I argued, however, that this accumulation strategy was producing spatial tensions within Sydney: particularly, the all-too-familiar housing crisis and the turmoil of road and public transport. These tensions are driven by the spatial centralisation of capital within a few sectors of the urban economy, located in the ‘Arc of Capital’. Since these problems threaten the competitive advantage of Sydney vis a vis global circuits of capital, there is a general incentive for fractions of capital to form an urban class alliance with the objective of strategically interceding in the regulation and production of urban space. I traced the mobilisation of this class alliance through a media campaign run by The Daily Telegraph, titled “A Fair Go For The West.” This media campaign posed Sydney’s problems against a set of demands on the state, including the formation of a metropolitan planning authority. By legitimating their proposals as means for ‘geographic justice’, but buttressed by a basic faith in market operations and business-as-usual, the range of acceptable policy solutions was constrained within a neoliberal logic.

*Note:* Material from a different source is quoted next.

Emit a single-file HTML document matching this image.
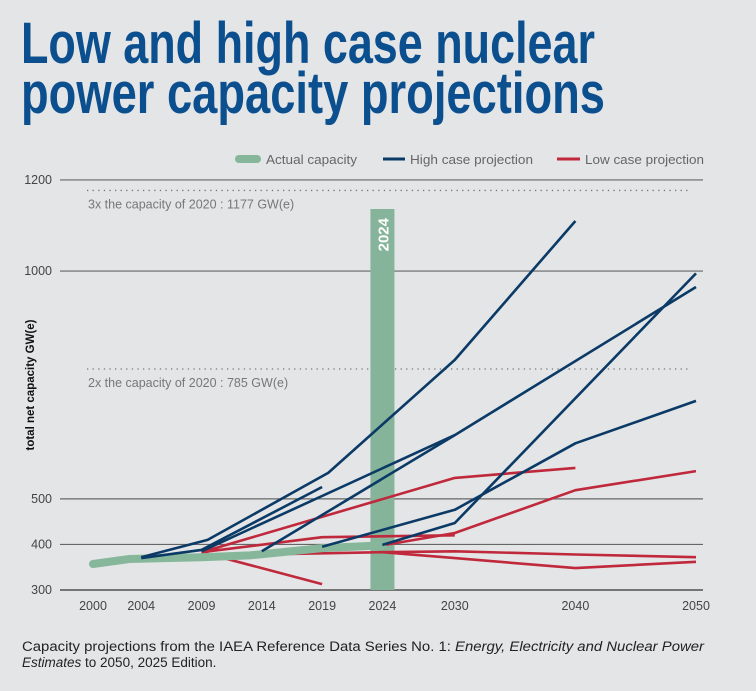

I then turned my analysis directly to the production of state space through the spatial form of the GSC. I argued that its formation introduced a scalar hierarchy within Sydney’s planning regime, characterised by a de-democratisation of urban space: a classic example of neoliberal regulation. Introducing such a scalar hierarchy diminishes the capacity of local government to resist the reproduction of urban space in the image of capital, which was a long-standing objective of property developers. Moreover, it strategically privileges development that is attuned to the putative interests of Sydney, meaning the interests of its core accumulation strategy. This structural bias to the interests of capital is reinforced by another long-standing objective of the introduction of “impartial experts” in development assessment panels, the GSC itself, and advisory bodies to the GSC. Yet my thesis argued that urban economics and planning is always-already political – that the concept of impartial expertise is a smokescreen concealing an underlying normative stance.
I showed that this underlying normative stance of the GSC is defined through its triad of principles: productivity, liveability, and sustainability. I reframed these principles as a set of accumulation, distributional, and ecological outcomes. The GSC argues that maximising any given principle requires maximising each of the others. However, my argument shows that the GSC operates to make ‘liveability’ and ‘sustainability’ functional for capital accumulation. The GSC conceives of distributional and ecological outcomes in terms of making (some) spaces liveable for (high-skill) workers, on the basis that ‘liveable’ places are required to attract labour (and capital investment), which is necessary to maintain Sydney’s accumulation strategy. This amounts to a policy of gentrification.
My analysis of the GSC, then, paints a dire portrait of future urban development in Sydney. My research allows us to recognise that the GSC is not a ‘Fair Go’ for the West. If anything, it is a ‘Fair Go’ for capital. Yet the possibilities of urban social movements as we have seen spark up across the globe across the last decade remind us that all is not lost, that progressive change is possible, even when the odds appear stacked against us. As Frank Stilwell reminds us: “Progress is possible, albeit not on a terrain of our own choosing.”